● **Records provided**:

★ ★ ★ ★ ★ ★ ★

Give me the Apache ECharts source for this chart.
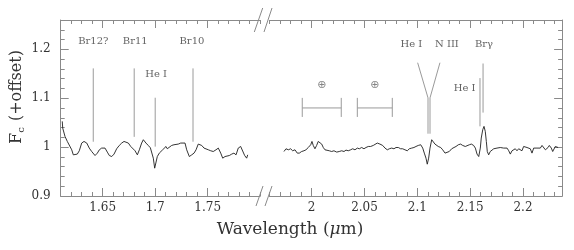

★ ★ ★ ★ ★ ★ ★

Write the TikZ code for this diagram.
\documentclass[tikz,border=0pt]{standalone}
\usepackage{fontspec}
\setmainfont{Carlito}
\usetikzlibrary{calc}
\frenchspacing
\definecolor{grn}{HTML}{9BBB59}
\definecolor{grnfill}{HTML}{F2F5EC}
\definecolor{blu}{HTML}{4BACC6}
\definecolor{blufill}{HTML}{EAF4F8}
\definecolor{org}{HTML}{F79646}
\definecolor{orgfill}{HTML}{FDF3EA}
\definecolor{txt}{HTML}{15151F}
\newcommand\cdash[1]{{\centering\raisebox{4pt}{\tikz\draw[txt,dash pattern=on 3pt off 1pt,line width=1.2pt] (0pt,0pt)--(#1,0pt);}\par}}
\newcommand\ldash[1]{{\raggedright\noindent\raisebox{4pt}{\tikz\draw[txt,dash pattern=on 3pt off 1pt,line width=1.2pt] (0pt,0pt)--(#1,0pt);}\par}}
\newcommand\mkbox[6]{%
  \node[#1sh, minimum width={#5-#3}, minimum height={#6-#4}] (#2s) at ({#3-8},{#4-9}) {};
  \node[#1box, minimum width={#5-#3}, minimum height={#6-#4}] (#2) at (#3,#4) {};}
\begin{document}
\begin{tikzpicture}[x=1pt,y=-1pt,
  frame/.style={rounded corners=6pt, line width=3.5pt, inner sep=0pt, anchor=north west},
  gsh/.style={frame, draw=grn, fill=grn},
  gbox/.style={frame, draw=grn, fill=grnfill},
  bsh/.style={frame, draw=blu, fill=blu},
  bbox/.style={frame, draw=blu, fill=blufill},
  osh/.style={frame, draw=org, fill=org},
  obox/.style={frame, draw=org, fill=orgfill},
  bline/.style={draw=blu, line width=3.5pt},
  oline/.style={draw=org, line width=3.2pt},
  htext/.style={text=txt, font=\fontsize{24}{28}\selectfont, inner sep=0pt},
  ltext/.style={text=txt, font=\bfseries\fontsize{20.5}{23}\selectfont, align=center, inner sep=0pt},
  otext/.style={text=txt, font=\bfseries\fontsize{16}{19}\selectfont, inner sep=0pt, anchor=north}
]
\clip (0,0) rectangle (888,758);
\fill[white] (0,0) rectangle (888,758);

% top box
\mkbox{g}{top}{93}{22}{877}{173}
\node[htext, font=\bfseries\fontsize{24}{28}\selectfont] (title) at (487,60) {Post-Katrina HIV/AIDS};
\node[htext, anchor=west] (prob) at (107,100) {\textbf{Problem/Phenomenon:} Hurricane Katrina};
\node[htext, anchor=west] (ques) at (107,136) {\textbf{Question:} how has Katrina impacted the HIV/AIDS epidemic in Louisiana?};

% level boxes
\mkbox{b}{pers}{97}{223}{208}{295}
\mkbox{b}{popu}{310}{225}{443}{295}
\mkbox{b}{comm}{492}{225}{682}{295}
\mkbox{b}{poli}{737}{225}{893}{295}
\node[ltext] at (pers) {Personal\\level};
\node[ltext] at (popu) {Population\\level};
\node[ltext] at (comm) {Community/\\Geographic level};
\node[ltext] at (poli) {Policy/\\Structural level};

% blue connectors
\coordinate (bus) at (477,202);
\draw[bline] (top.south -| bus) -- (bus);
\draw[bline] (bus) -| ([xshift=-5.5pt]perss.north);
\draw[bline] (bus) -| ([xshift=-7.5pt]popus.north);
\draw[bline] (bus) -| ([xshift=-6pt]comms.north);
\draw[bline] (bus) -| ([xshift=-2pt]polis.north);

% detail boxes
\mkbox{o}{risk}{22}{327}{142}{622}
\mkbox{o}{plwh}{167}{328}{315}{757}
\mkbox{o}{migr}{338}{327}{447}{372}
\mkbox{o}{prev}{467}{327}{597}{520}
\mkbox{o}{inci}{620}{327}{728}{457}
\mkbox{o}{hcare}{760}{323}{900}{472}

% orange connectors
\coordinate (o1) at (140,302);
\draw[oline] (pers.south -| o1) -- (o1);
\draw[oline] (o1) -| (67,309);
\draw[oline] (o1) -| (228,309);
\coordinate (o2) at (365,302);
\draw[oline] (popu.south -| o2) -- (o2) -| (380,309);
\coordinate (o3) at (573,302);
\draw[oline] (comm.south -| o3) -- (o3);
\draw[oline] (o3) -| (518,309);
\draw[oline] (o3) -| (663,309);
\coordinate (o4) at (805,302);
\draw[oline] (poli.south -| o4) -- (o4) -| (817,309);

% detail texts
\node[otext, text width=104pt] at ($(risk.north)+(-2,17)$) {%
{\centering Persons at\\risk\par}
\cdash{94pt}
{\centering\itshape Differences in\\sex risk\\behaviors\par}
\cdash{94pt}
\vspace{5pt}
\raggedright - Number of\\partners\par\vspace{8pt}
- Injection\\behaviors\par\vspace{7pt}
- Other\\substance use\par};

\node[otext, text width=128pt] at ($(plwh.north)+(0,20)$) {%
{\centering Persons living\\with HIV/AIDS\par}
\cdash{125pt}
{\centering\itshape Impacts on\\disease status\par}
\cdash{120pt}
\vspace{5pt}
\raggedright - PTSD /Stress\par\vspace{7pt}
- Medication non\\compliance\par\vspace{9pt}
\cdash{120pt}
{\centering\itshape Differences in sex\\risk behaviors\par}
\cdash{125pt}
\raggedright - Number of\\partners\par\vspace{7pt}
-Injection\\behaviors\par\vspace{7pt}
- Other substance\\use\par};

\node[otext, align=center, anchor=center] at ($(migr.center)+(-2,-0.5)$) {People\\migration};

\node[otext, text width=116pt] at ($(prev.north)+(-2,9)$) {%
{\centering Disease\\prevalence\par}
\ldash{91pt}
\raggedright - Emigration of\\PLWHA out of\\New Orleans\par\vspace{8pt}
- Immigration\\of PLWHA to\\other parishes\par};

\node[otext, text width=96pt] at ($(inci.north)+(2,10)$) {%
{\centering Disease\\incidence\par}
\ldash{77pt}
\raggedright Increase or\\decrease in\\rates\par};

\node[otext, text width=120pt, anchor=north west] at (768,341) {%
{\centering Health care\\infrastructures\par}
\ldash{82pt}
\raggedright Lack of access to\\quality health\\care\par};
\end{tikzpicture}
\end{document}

★ ★ ★ ★ ★ ★ ★

● **Exercise brief**: In the listing above, find the lines holding the word "this" and copy them.

● **Response to the task**:
Give me the Apache ECharts source for this chart.
Write the TikZ code for this diagram.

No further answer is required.